Бросился в Дмитров, уже зная, что там произошло и что происходит, но все-таки был поражен. Бабка-то - умерла! И я, оказывается, был на похоронах. Анюта же - музыку бросила, она какой день уже копалась в саду, готовила к зиме яблони; наверное, она страдала совсем по-взрослому, ведь ей уже, страшно подумать, двенадцать, а почему ей "до лампочки" музыка - надо бы спросить, да стоит ли, переварит, пережует беду, станет обычной барышней, умеющей при случае показать себя в компании хорошо тренькающей на инструменте, и будут называть ее так: Анка Цфасман. Старик мыслил далеко вперед, дом, сказал, надо отписать правнучке, а то навалятся какие-нибудь учреждения.
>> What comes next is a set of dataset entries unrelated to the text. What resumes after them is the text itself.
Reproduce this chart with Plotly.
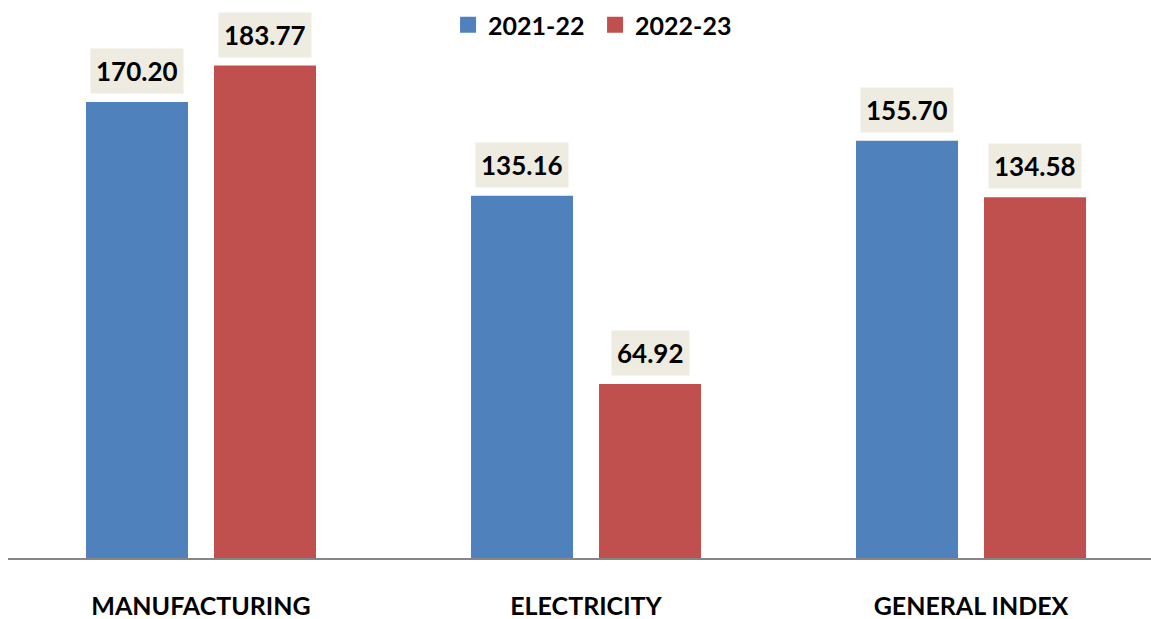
import plotly.graph_objects as go

categories = ["MANUFACTURING", "ELECTRICITY", "GENERAL INDEX"]
series_names = ["2021-22", "2022-23"]
values_2021_22 = [170.20, 135.16, 155.70]
values_2022_23 = [183.77, 64.92, 134.58]
colors = ["#4F81BD", "#C0504D"]

FONT = "Lato"
series_values = [values_2021_22, values_2022_23]

fig = go.Figure()
for name, vals, col in zip(series_names, series_values, colors):
    fig.add_trace(go.Bar(x=categories, y=vals, name=name, marker=dict(color=col, line=dict(width=0)),
                         showlegend=False))
    # legend proxy with square marker
    fig.add_trace(go.Scatter(x=[None], y=[None], mode="markers", name=name,
                             marker=dict(symbol="square", size=16, color=col)))

offsets = [-64, 64]
for k, vals in enumerate(series_values):
    for cat, v in zip(categories, vals):
        fig.add_annotation(x=cat, y=v, xref="x", yref="y", text=f"{v:.2f}",
                           showarrow=False, xshift=offsets[k], yshift=8, yanchor="bottom",
                           bgcolor="#EEECE1", borderpad=5, height=34, valign="middle",
                           font=dict(family=FONT, size=26, color="#000000", weight="bold"))

fig.update_layout(
    width=1151, height=619,
    margin=dict(l=8, r=0, t=10, b=61, autoexpand=False),
    paper_bgcolor="white", plot_bgcolor="white",
    barmode="group", bargap=0.335, bargroupgap=0.203,
    font=dict(family=FONT, color="#000000"),
    legend=dict(orientation="h", x=0.385, xanchor="left", y=1 - 25 / 619, yref="container",
                yanchor="middle", entrywidth=102,
                font=dict(family=FONT, size=25, color="#000000", weight="bold"), itemsizing="trace",
                bgcolor="rgba(0,0,0,0)", traceorder="normal"),
    xaxis=dict(range=[-0.5013, 2.4675], showline=True, linecolor="#868686", linewidth=2,
               ticks="", ticklabelstandoff=25, showgrid=False, zeroline=False,
               tickfont=dict(family=FONT, size=25, color="#000000", weight="bold")),
    yaxis=dict(range=[0, 204.5], visible=False, showgrid=False, zeroline=False),
)

fig.write_html("out.html", config={"displayModeBar": False},
               post_script="document.body.style.margin='0';")
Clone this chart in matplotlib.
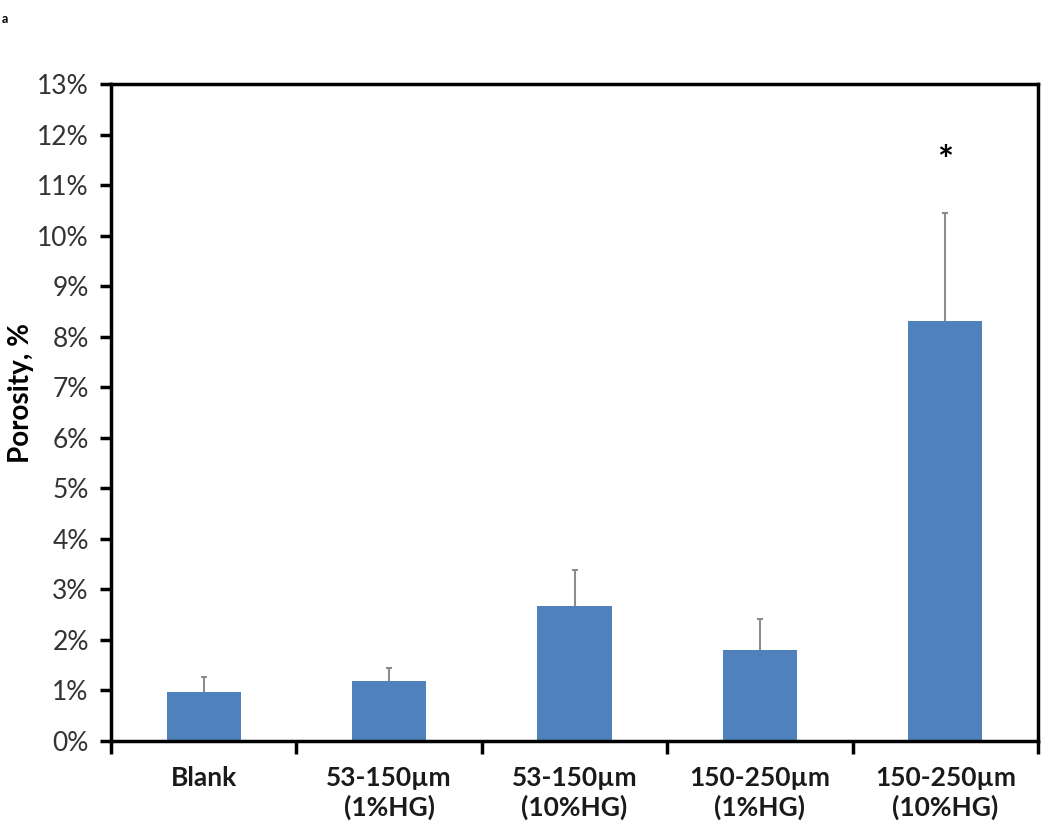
import numpy as np
import matplotlib.pyplot as plt
from matplotlib.ticker import FuncFormatter, FixedLocator

categorias = ["Blank", "53-150µm\n(1%HG)", "53-150µm\n(10%HG)", "150-250µm\n(1%HG)", "150-250µm\n(10%HG)"]
porosidade = [0.97, 1.19, 2.67, 1.81, 8.31]
erro = [0.29, 0.25, 0.71, 0.61, 2.14]
asterisco_y = 11.45

plt.rcParams['font.family'] = ['Lato', 'DejaVu Sans']

fig = plt.figure(figsize=(10.5, 8.34), dpi=100)
ax = fig.add_axes([0.1057, 0.1115, 0.8829, 0.7878])

x = np.arange(len(categorias))
ax.bar(x, porosidade, width=0.4, color="#4F81BD", zorder=2)
_, caps, _ = ax.errorbar(x, porosidade, yerr=[np.zeros(len(erro)), erro], fmt="none",
                         ecolor="#8c8c8c", elinewidth=1.5, capsize=2, capthick=1.5, zorder=3)
caps[0].set_visible(False)  # sem traço no topo da barra
ax.text(x[-1], asterisco_y, "*", ha="center", va="center", fontsize=27, fontweight="bold")

ax.set_xlim(-0.5, len(categorias) - 0.5)
ax.set_ylim(0, 13)
ax.set_yticks(np.arange(0, 14, 1))
ax.yaxis.set_major_formatter(FuncFormatter(lambda v, p: f"{int(v)}%"))

ax.set_xticks(x)
ax.set_xticklabels(categorias, fontweight="bold", fontsize=19, color="#1a1a1a")
ax.xaxis.set_minor_locator(FixedLocator(np.arange(-0.5, len(categorias), 1)))
ax.tick_params(axis="x", which="major", length=0, pad=18)
ax.tick_params(axis="x", which="minor", length=9, width=2.5, direction="out")
ax.tick_params(axis="y", length=8, width=2.5, direction="out", labelsize=19,
               labelcolor="#333333", pad=8)

for s in ax.spines.values():
    s.set_linewidth(2.5)

ax.set_ylabel("Porosity, %", fontweight="bold", fontsize=20)
ax.yaxis.set_label_coords(-0.083, 0.53)
fig.text(0.002, 0.985, "a", fontsize=9, fontweight="bold", va="top")

fig.savefig("out.png", dpi=100)
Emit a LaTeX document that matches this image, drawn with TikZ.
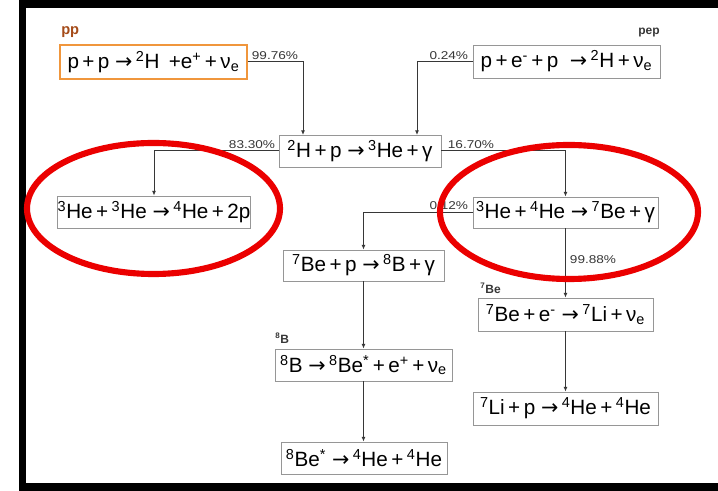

Предстояли хождения по конторам, нанять бы аблаката, но денег нет, а наполеондоры все еще прячутся у Березины. Для начала потребны разные свидетельства, утверждавшие меня, Маргит и Анюту в прямом родстве. Неделю таскался я по присутственным местам, вчитывался в наследственное право, ворошил архивы, с недоумением узнал, что дом (и земельный участок, следовательно) был некогда стариками отписан церкви, чему воспротивился горкоммунхоз… Одна беда за другой, и не отличишь беду от радости. Свой дом в Подмосковье - уже благо, но ведь Анюте и прописка московская нужна, и значится ли она в домовой книге? Если нет, то почему она туда не вписана? Паспорт где она получать будет?

В беготне по конторам и милициям встречались физиономии, от которых бы держаться подальше; подпаивая одного клерка из БТИ, я в кафе увидел следователя, который когда-то допытывался, а где я был в момент убийства Маргит. "Дома с дочерью!" - такой ответ следователя не удовлетворил, более достойного свидетеля назвать я не мог, а припутывать Леночку посчитал поступком безнравственным, - но ее все-таки припутали, это я узнал в кафе от следователя, он не поленился подвалить к соседке, и глазастая дочь ее выложила ему все про мою частую посетительницу, а та уж более чем охотно призналась. Еще кое-что важное мог рассказать мне следователь, он порывался поведать мне о том, кем и как была убита Маргит, он разевал рот, поводил плечами, озирался, будто опасался недобрых ушей рядом, с упором смотрел на меня, ожидая просьбу, вопрос, он даже придвинулся ко мне.

Но я ни о чем спрашивать не хотел. Не хотел! И противился любому уточнению, любой детали, потому что страшился финала, того, что прологом случилось в коридоре студенческого общежития, что началось в танце и без проникновения, а завершилось неизвестно как и кем - для меня, а что Маргит испытала - так мне-то что, пусть все бежит по кругу или взбегает по спирали, я-то - на обочине, жизнь должна продолжаться, она не закольцована, сознание открыто, как дверь в бесконечный тоннель, конца которому нет и его самого тоже нет.